Provide an exact copy of the data, excluding the images.

▶

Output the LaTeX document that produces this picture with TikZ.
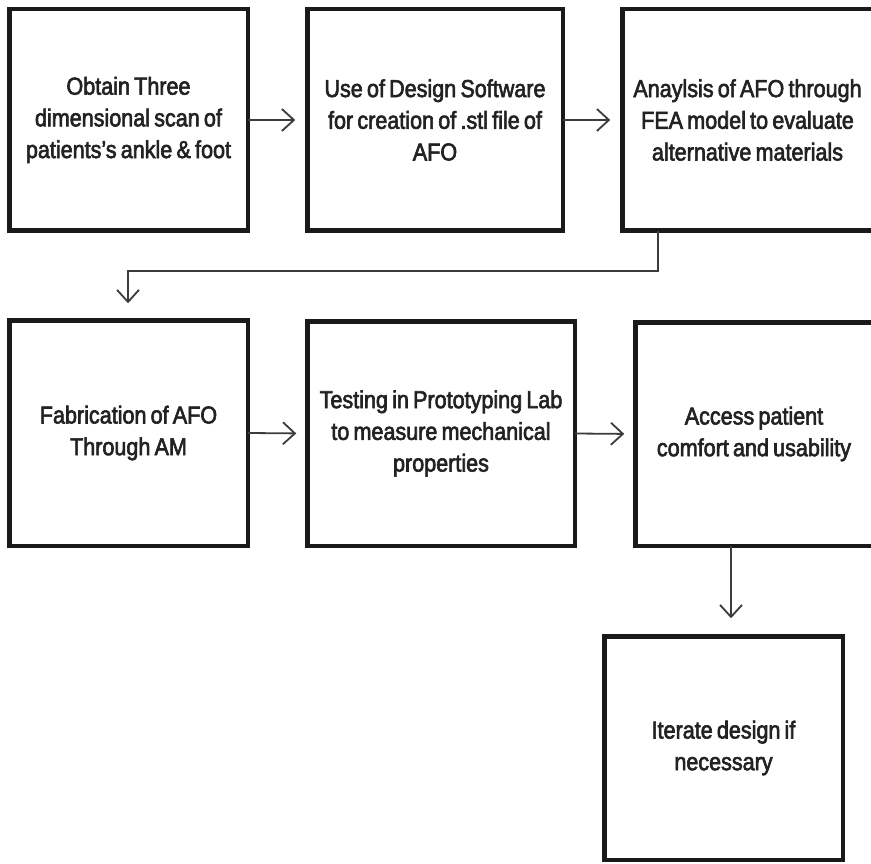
\documentclass[tikz,border=0pt]{standalone}
\usepackage{fontspec}
\setmainfont{Liberation Sans}[FakeStretch=0.88,FakeBold=2.5,WordSpace=0.7]
\usetikzlibrary{arrows.meta}
\definecolor{ink}{HTML}{1A1A1A}
\definecolor{txt}{HTML}{222222}
\tikzset{
  stepbox/.style={draw=ink,line width=4.5pt,fill=white,inner sep=0pt,outer sep=0pt,
    align=center,text=txt,font=\fontsize{24.5}{31.7}\selectfont},
  link/.style={draw=ink!85,line width=1.8pt,-{Straight Barb[length=12pt,width=22pt,line width=1.8pt]}}
}
\begin{document}
\begin{tikzpicture}[x=1pt,y=-1pt]
\useasboundingbox (0,0) rectangle (871,864);
\clip (0,0) rectangle (871,864);
\fill[white] (0,0) rectangle (871,864);
\node[stepbox,minimum width=238.5pt,minimum height=221.5pt] (b1) at (128.5,120) {Obtain Three\\dimensional scan of\\patients's ankle \& foot};
\node[stepbox,minimum width=255.5pt,minimum height=221.5pt] (b2) at (435,120) {Use of Design Software\\for creation of .stl file of\\AFO};
\node[stepbox,minimum width=250.5pt,minimum height=221.5pt] (b3) at (747.5,120) {Anaylsis of AFO through\\FEA model to evaluate\\alternative materials};
\node[stepbox,minimum width=238.5pt,minimum height=225.5pt] (b4) at (128.5,433) {Fabrication of AFO\\Through AM};
\node[stepbox,minimum width=267.5pt,minimum height=224.5pt] (b5) at (441,433.5) {Testing in Prototyping Lab\\to measure mechanical\\properties};
\node[stepbox,minimum width=237.5pt,minimum height=223.5pt] (b6) at (754,434) {Access patient\\comfort and usability};
\node[stepbox,minimum width=238.5pt,minimum height=223.5pt] (b7) at (723.5,748) {Iterate design if\\necessary};
\coordinate (k1) at (658,271);
\coordinate (k2) at (128,271);
\coordinate (k3) at (731,0);
\draw[link,shorten >=12pt] (b1.east) -- (b2.west);
\draw[link,shorten >=12pt] (b2.east) -- (b3.west);
\draw[link,shorten >=17pt] (b3.south -| k1) -- (k1) -- (k2) -- (b4.north -| k2);
\draw[link,shorten >=11pt] (b4.east) -- (b5.west);
\draw[link,shorten >=11pt] (b5.east) -- (b6.west);
\draw[link,shorten >=18pt] (b6.south -| k3) -- (b7.north -| k3);
\end{tikzpicture}
\end{document}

◀

● **Answer for the task**:
Output the LaTeX document that produces this picture with TikZ.
\documentclass[tikz,border=0pt]{standalone}
\usepackage{fontspec}
\setmainfont{Liberation Sans}[FakeStretch=0.88,FakeBold=2.5,WordSpace=0.7]
\usetikzlibrary{arrows.meta}
\definecolor{ink}{HTML}{1A1A1A}
\definecolor{txt}{HTML}{222222}
\tikzset{
  stepbox/.style={draw=ink,line width=4.5pt,fill=white,inner sep=0pt,outer sep=0pt,
    align=center,text=txt,font=\fontsize{24.5}{31.7}\selectfont},
  link/.style={draw=ink!85,line width=1.8pt,-{Straight Barb[length=12pt,width=22pt,line width=1.8pt]}}
}
\begin{document}
\begin{tikzpicture}[x=1pt,y=-1pt]
\useasboundingbox (0,0) rectangle (871,864);
\clip (0,0) rectangle (871,864);
\fill[white] (0,0) rectangle (871,864);
\node[stepbox,minimum width=238.5pt,minimum height=221.5pt] (b1) at (128.5,120) {Obtain Three\\dimensional scan of\\patients's ankle \& foot};
\node[stepbox,minimum width=255.5pt,minimum height=221.5pt] (b2) at (435,120) {Use of Design Software\\for creation of .stl file of\\AFO};
\node[stepbox,minimum width=250.5pt,minimum height=221.5pt] (b3) at (747.5,120) {Anaylsis of AFO through\\FEA model to evaluate\\alternative materials};
\node[stepbox,minimum width=238.5pt,minimum height=225.5pt] (b4) at (128.5,433) {Fabrication of AFO\\Through AM};
\node[stepbox,minimum width=267.5pt,minimum height=224.5pt] (b5) at (441,433.5) {Testing in Prototyping Lab\\to measure mechanical\\properties};
\node[stepbox,minimum width=237.5pt,minimum height=223.5pt] (b6) at (754,434) {Access patient\\comfort and usability};
\node[stepbox,minimum width=238.5pt,minimum height=223.5pt] (b7) at (723.5,748) {Iterate design if\\necessary};
\coordinate (k1) at (658,271);
\coordinate (k2) at (128,271);
\coordinate (k3) at (731,0);
\draw[link,shorten >=12pt] (b1.east) -- (b2.west);
\draw[link,shorten >=12pt] (b2.east) -- (b3.west);
\draw[link,shorten >=17pt] (b3.south -| k1) -- (k1) -- (k2) -- (b4.north -| k2);
\draw[link,shorten >=11pt] (b4.east) -- (b5.west);
\draw[link,shorten >=11pt] (b5.east) -- (b6.west);
\draw[link,shorten >=18pt] (b6.south -| k3) -- (b7.north -| k3);
\end{tikzpicture}
\end{document}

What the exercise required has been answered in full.